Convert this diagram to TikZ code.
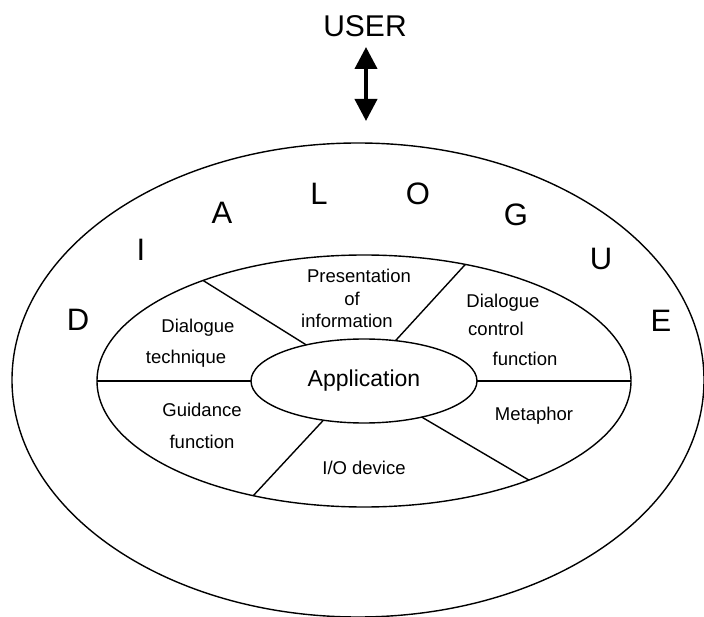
\documentclass[tikz,border=0pt]{standalone}
\usepackage{fontspec}
\setmainfont{Liberation Sans}
\usetikzlibrary{shapes.geometric,arrows.meta}
\begin{document}
\begin{tikzpicture}[x=1pt,y=-1pt,
  ring/.style={draw,ellipse,line width=1.4pt,inner sep=0pt,outer sep=0pt},
  lbl/.style={font=\fontsize{18.5}{22}\selectfont,inner sep=0pt},
  big/.style={font=\fontsize{31}{36}\selectfont,inner sep=0pt},
  divider/.style={line width=1.4pt},
  tip/.style={Triangle[length=22pt,width=22pt]}]
\useasboundingbox (0,0) rectangle (704,617);
% ellipses
\node[ring,minimum width=692pt,minimum height=474pt] (outer) at (358,380) {};
\node[ring,minimum width=534pt,minimum height=252pt] (inner) at (364,381) {};
\node[ring,minimum width=226pt,minimum height=84pt,font=\fontsize{23}{27}\selectfont] (app) at (364,381) {Application};
% dividers
\draw[divider] (app.180) -- (inner.180);
\draw[divider] (app.0) -- (inner.0);
\draw[divider] (app.148.5) -- (inner.148.8);
\draw[divider] (app.52.7) -- (inner.49.6);
\draw[divider] (app.224.3) -- (inner.226.5);
\draw[divider] (app.328.8) -- (inner.329.2);
% user and arrow
\node[font=\fontsize{30}{34}\selectfont,inner sep=0pt] (user) at (365,26) {USER};
\coordinate (atop) at (366,47);
\coordinate (abot) at (366,121);
\draw[line width=4pt,{Triangle[length=22pt,width=22pt]}-{Triangle[length=22pt,width=22pt]}] (atop) -- (abot);
% DIALOGUE letters
\node[big] (lD) at (78,320) {D};
\node[big] (lI) at (141,250) {I};
\node[big] (lA) at (222,213) {A};
\node[big] (lL) at (319,194) {L};
\node[big] (lO) at (418,194) {O};
\node[big] (lG) at (516,215) {G};
\node[big] (lU) at (601,259) {U};
\node[big] (lE) at (661,321) {E};
% segment labels
\node[lbl] (pres1) at (359,276) {Presentation};
\node[lbl] (pres2) at (352,299) {of};
\node[lbl] (pres3) at (347,321) {information};
\node[lbl] (dt1) at (198,328) {Dialogue};
\node[lbl] (dt2) at (186,359) {technique};
\node[lbl] (gf1) at (202,410) {Guidance};
\node[lbl] (gf2) at (202,442) {function};
\node[lbl] (io) at (364,468) {I/O device};
\node[lbl] (dc1) at (503,303) {Dialogue};
\node[lbl] (dc2) at (496,329) {control};
\node[lbl] (dc3) at (525,359) {function};
\node[lbl] (met) at (534,416) {Metaphor};
\end{tikzpicture}
\end{document}
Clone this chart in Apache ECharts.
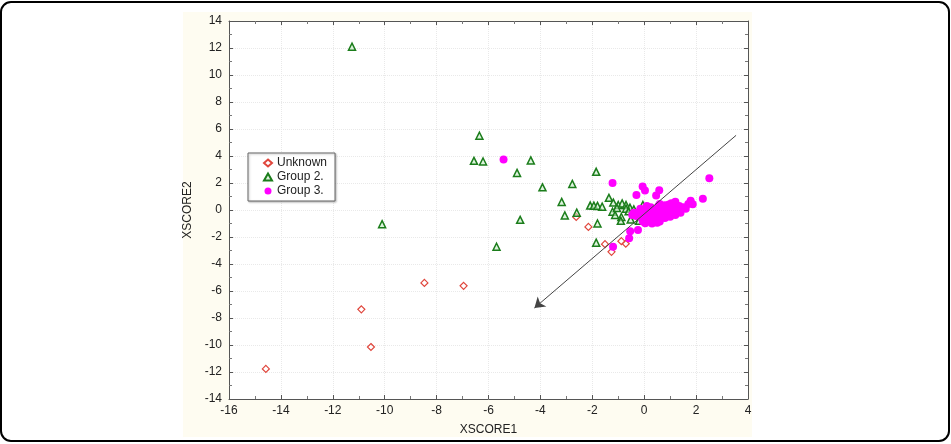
<!DOCTYPE html>
<html>
<head>
<meta charset="utf-8">
<script src="https://cdn.jsdelivr.net/npm/echarts@6/dist/echarts.min.js"></script>
<style>
html,body{margin:0;padding:0;background:#fff;}
#chart{width:951px;height:444px;}
</style>
</head>
<body>
<div id="chart"></div>
<script>
// ---- data ----
const xTicks = [-16,-14,-12,-10,-8,-6,-4,-2,0,2,4];
const yTicks = [-14,-12,-10,-8,-6,-4,-2,0,2,4,6,8,10,12,14];
const seriesNames = ['Unknown','Group 2.','Group 3.'];

const unknownPts = [
  [-14.58,-11.77],[-10.9,-7.36],[-10.53,-10.15],[-8.47,-5.4],[-6.96,-5.62],
  [-2.62,-0.52],[-2.15,-1.25],[-1.51,-2.53],[-1.26,-3.1],[-0.88,-2.31],
  [-0.71,-2.5],[0.42,-0.87],[0.1,-0.6]
];

const group2Pts = [
  [-11.26,12.1],[-10.1,-1.05],[-6.35,5.5],[-6.56,3.64],[-6.21,3.59],[-4.37,3.67],
  [-4.9,2.75],[-3.92,1.68],[-4.78,-0.73],[-5.69,-2.72],[-2.77,1.93],[-3.18,0.6],
  [-3.06,-0.4],[-2.6,-0.2],[-1.85,2.83],[-2.08,0.33],[-1.94,0.32],[-1.8,0.3],
  [-1.62,0.25],[-1.36,0.9],[-1.19,0.55],[-1.0,0.37],[-0.85,0.49],[-0.7,0.37],
  [-0.55,0.17],[-1.22,-0.13],[-1.12,-0.37],[-0.88,-0.52],[-0.9,-0.8],[-0.52,-0.7],
  [-1.8,-1.0],[-1.85,-2.42],[-0.3,-0.37],[-0.05,0.37],[-0.7,0.1],[-0.4,0.05],
  [-0.2,-0.8],[-1.05,0.15],[-0.6,-0.1]
];

const group3Pts = [
  [-5.42,3.74],[-1.22,2.0],[-0.06,1.74],[0.03,1.44],[-0.3,1.12],[0.46,1.07],
  [0.58,1.46],[2.51,2.35],[2.26,0.84],[1.79,0.69],[1.87,0.42],[1.51,0.2],
  [1.2,0.62],[1.2,-0.37],[-0.54,-1.58],[-0.24,-1.49],[-0.58,-2.1],[-1.2,-2.72],
  [0.04,-0.99],[-0.46,-0.37],[-0.4,-0.2],[-0.3,-0.45],[-0.2,-0.15],[-0.1,-0.6],
  [0.0,-0.3],[0.05,0.05],[0.15,-0.5],[0.2,-0.15],[0.25,0.2],[0.3,-0.7],
  [0.35,-0.35],[0.4,0.0],[0.45,-0.55],[0.5,-0.2],[0.55,0.3],[0.6,-0.85],
  [0.65,-0.45],[0.7,-0.1],[0.75,0.15],[0.8,-0.6],[0.85,-0.3],[0.9,0.05],
  [0.95,0.4],[1.0,-0.5],[1.05,-0.15],[1.1,0.2],[1.15,-0.3],[1.3,0.0],
  [1.35,0.3],[1.4,-0.2],[1.6,0.1],[1.05,0.5],[0.6,0.45],[0.1,0.3],
  [-0.15,0.1],[0.3,-1.0],[0.5,-0.95],[0.8,0.35],[1.7,0.45],[-0.05,-0.85]
];

const arrowStart = [3.54,5.53];
const arrowEnd = [-4.23,-7.26];

// ---- chart ----
const FONT = '"Liberation Sans", Arial, sans-serif';
const chart = echarts.init(document.getElementById('chart'), null, {renderer:'canvas'});

function baseAxis(ticks){
  return {
    min: ticks[0], max: ticks[ticks.length-1], interval: ticks[1]-ticks[0],
    axisLine:{show:true, onZero:false, lineStyle:{color:'#555', width:1}},
    axisTick:{show:true, inside:true, length:4, lineStyle:{color:'#555'}},
    minorTick:{show:true, splitNumber:2, length:3, lineStyle:{color:'#777'}}
  };
}

const option = {
  animation:false,
  backgroundColor:'#ffffff',
  textStyle:{fontFamily:FONT},
  graphic:[
    {type:'rect', z:-10, shape:{x:183,y:12,width:569,height:425}, style:{fill:'#fefcf1'}},
    {type:'rect', z:100, shape:{x:1,y:2,width:948,height:439,r:10}, style:{fill:'none', stroke:'#000', lineWidth:2}}
  ],
  grid:{left:229, right:203, top:21, bottom:45, show:true, backgroundColor:'#fff', borderWidth:0},
  legend:{
    show:true, orient:'vertical', left:248, top:153,
    data:seriesNames,
    itemWidth:8, itemHeight:7, itemGap:0,
    padding:[3,8,3,15],
    borderColor:'#666', borderWidth:1, backgroundColor:'#fff',
    shadowColor:'rgba(0,0,0,0.25)', shadowBlur:2, shadowOffsetX:1, shadowOffsetY:1,
    textStyle:{fontFamily:FONT, fontSize:12, color:'#222', lineHeight:14}
  },
  xAxis:[
    Object.assign(baseAxis(xTicks), {
      type:'value', position:'bottom',
      name:'XSCORE1', nameLocation:'middle', nameGap:25,
      nameTextStyle:{fontFamily:FONT, fontSize:12, color:'#222'},
      axisLabel:{show:true, margin:6, fontFamily:FONT, fontSize:12, color:'#222'},
      splitLine:{show:true, lineStyle:{color:'#e9e9e9', type:'dotted'}}
    }),
    Object.assign(baseAxis(xTicks), {
      type:'value', position:'top', axisLabel:{show:false}, splitLine:{show:false}
    })
  ],
  yAxis:[
    Object.assign(baseAxis(yTicks), {
      type:'value', position:'left',
      name:'XSCORE2', nameLocation:'middle', nameGap:33,
      nameTextStyle:{fontFamily:FONT, fontSize:12, color:'#222'},
      axisLabel:{show:true, margin:7, fontFamily:FONT, fontSize:12, color:'#222'},
      splitLine:{show:true, lineStyle:{color:'#e9e9e9', type:'dotted'}}
    }),
    Object.assign(baseAxis(yTicks), {
      type:'value', position:'right', axisLabel:{show:false}, splitLine:{show:false}
    })
  ],
  series:[
    {
      name:'Unknown', type:'scatter', xAxisIndex:0, yAxisIndex:0,
      data:unknownPts, symbol:'diamond', symbolSize:7,
      itemStyle:{color:'rgba(255,255,255,0)', borderColor:'#e0463c', borderWidth:1.2, opacity:1}
    },
    {
      name:'Group 2.', type:'scatter', xAxisIndex:0, yAxisIndex:0,
      data:group2Pts, symbol:'triangle', symbolSize:7,
      itemStyle:{color:'rgba(200,235,200,0.6)', borderColor:'#1b7d1b', borderWidth:1.5, opacity:1}
    },
    {
      name:'Group 3.', type:'scatter', xAxisIndex:0, yAxisIndex:0,
      data:group3Pts, symbol:'circle', symbolSize:8,
      itemStyle:{color:'#ff00ff', opacity:1},
      markLine:{
        silent:true, animation:false,
        symbol:['none','arrow'], symbolSize:10,
        label:{show:false},
        lineStyle:{color:'#444', width:1, type:'solid'},
        data:[[{coord:arrowStart},{coord:arrowEnd}]]
      }
    }
  ]
};
chart.setOption(option);
</script>
</body>
</html>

Work to be completed:
Look through the material above and pick out each line holding the word "this".

Written solution:
Convert this diagram to TikZ code.
Clone this chart in Apache ECharts.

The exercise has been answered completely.